# International freeze plug??



## Bigdaddyhill71 (Mar 11, 2015)

my father gave me an old international tractor. he has had it for years and even though it sits up for months or even a year on end, it would start up just fine. Here recently he bought another one and gave me his but when we started it up water started pouring out of a hole that wasn't there the last time we started it up. It looks like some type of freeze plug hole. Does anyone know anything about this? Thanks.


----------



## 3220Case (Mar 16, 2015)

Normally engines have some "covers" on the engine block so that if the water inside the block freezes it doesn't crack the whole engine block. Look around if you can see another covered hole with the same shape as that one.

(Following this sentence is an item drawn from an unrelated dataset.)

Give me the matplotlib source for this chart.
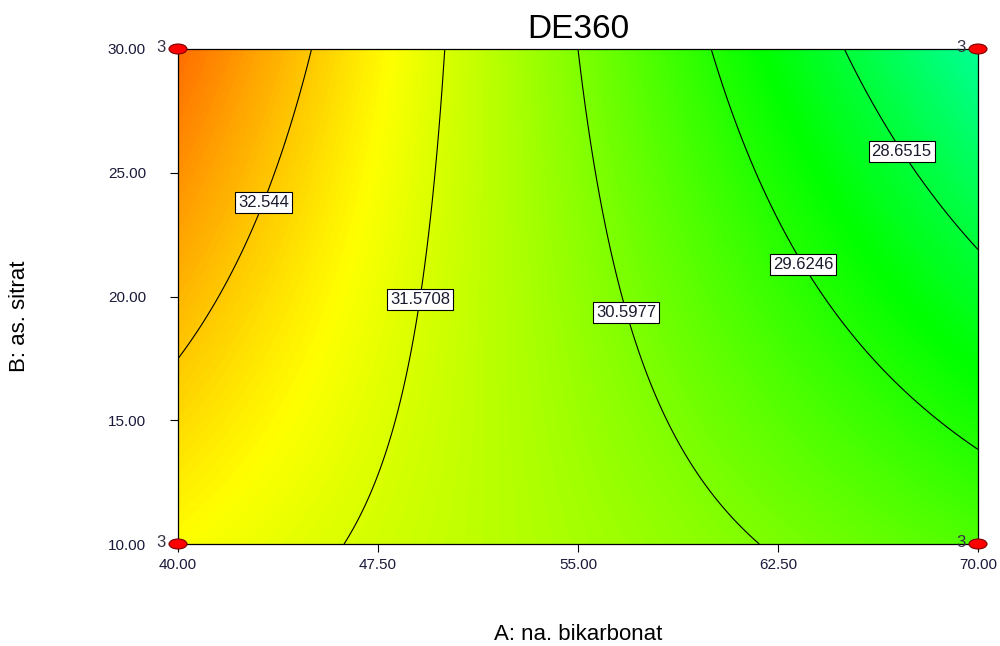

If you do see one, then it might be what I said before. If not it could be a lost thermostat or something like that.


----------



## Bigdaddyhill71 (Mar 11, 2015)

I am pretty sure it is some type of freeze plug. It is an International Harvester 2444 with a diesel 4 cylinder engine. I have no clue where to order parts for this.


----------



## jhngardner367 (Apr 5, 2011)

YUP, rotted through !
Clean the beveled area,and you should see the shoulder of the plug. Pry it out, and match it at a NAPA, or other auto parts store,or the dealer(Case/IH) if you have the model,and engine numbers.
then check ALL of them,since if one is bad,the others probably are,as well.


----------